First up, keep in mind that this June, the world’s leaders will re-assemble in Rio for the 20th anniversary of the UN’s first Earth Summit, to reappraise what progress we’ve made since the Kyoto process was set in motion.  The real agenda will be whether there’s any way to breath new life into the expiring corpse of the UN climate process at all. In 1992, President George H.W. Bush relented to the pressure to attend and sign onto the UN flimflam.  It will be curious to see whether President Obama attends, and signs onto the sequel.  I predict he will not.  And after one day of mild kvetching, enviros will give him a hall pass on it.

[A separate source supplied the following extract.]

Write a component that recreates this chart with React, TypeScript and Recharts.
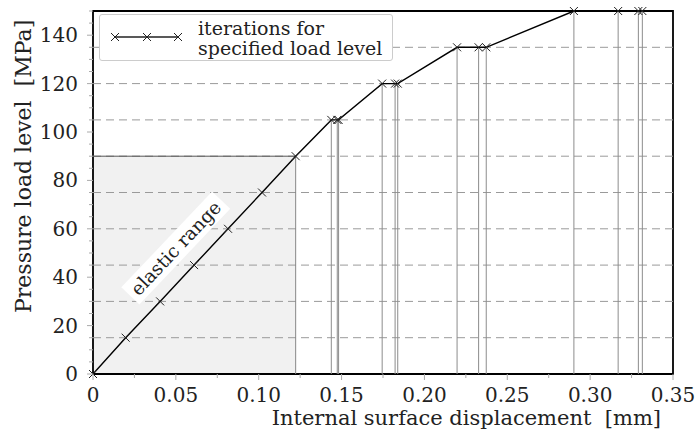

By the way, I always like to point out that the 1992 Earth Summit enacted two major international efforts: the Framework Convention on Climate Change (better known as the “Kyoto process”), and the Framework Convention on Biodiversity.  My own opinion is that while the enviros overestimate the biodiversity problem (as they do virtually every environmental problem), risks to biodiversity are in fact the most significant global environmental problem, much more than climate change.  But fossil fuel use, the Original Sin for modern environmentalism, is not much implicated in the species extinction problem, so the UN biodiversity project, and the issue itself, gets much less attention.

I’m in the habit of asking environmental reporters, when they call me for comment on the Kyoto protocol and related climate meetings, how many stories they’ve ever written about the UN Framework Convention on Biodiversity.  The answer is usually asymptotically close to zero.  Some environmental reporters tell me they’re unfamiliar with it at all, at which point I reply that “You’re not an environmental reporter; you’re a climate reporter.”  It’s a good way of not getting quoted in a story, which is fine with me.

Anyway, one thing to keep in mind as the global green establishment gathers in June to present the cognitively dissonant spectacle of simultaneous back-patting and doom-mongering is that almost no signatory to the Kyoto Protocol has lived up to the comparatively mild emissions reductions targets set out for this year way back in 1998.  Those that claim to have done so have one big thing in common: they mostly cheated.  Who says so?  The Washington Post’s environmental writer Bradford Plumer.  The underlying analysis on which this story has based is from my pals out at the Breakthrough Institute in Oakland.  And it turns out that the nations that did the best in genuine reductions in carbon emissions intensity are France and Sweden, because they turned heavily to . . . nuclear power.  Oops.  That sure doesn’t fit the narrative.

Meanwhile, in other climate-related news, it appears many glaciers in Asia are like middle-aged middle-class American men: they’re gaining mass.  And Richard Lindzen has posted a spirited rebuttal to the critique of his climate presentation that I mentioned here a while ago.  And China, Tom Friedman’s solar power juggernaut, is having second thoughts, as are some environmentalists here in the U.S.

And just for dessert, The Telegraph‘s Christopher Booker delivers a thorough and much deserved beat down on Nature magazine for its relentless climate alarmism.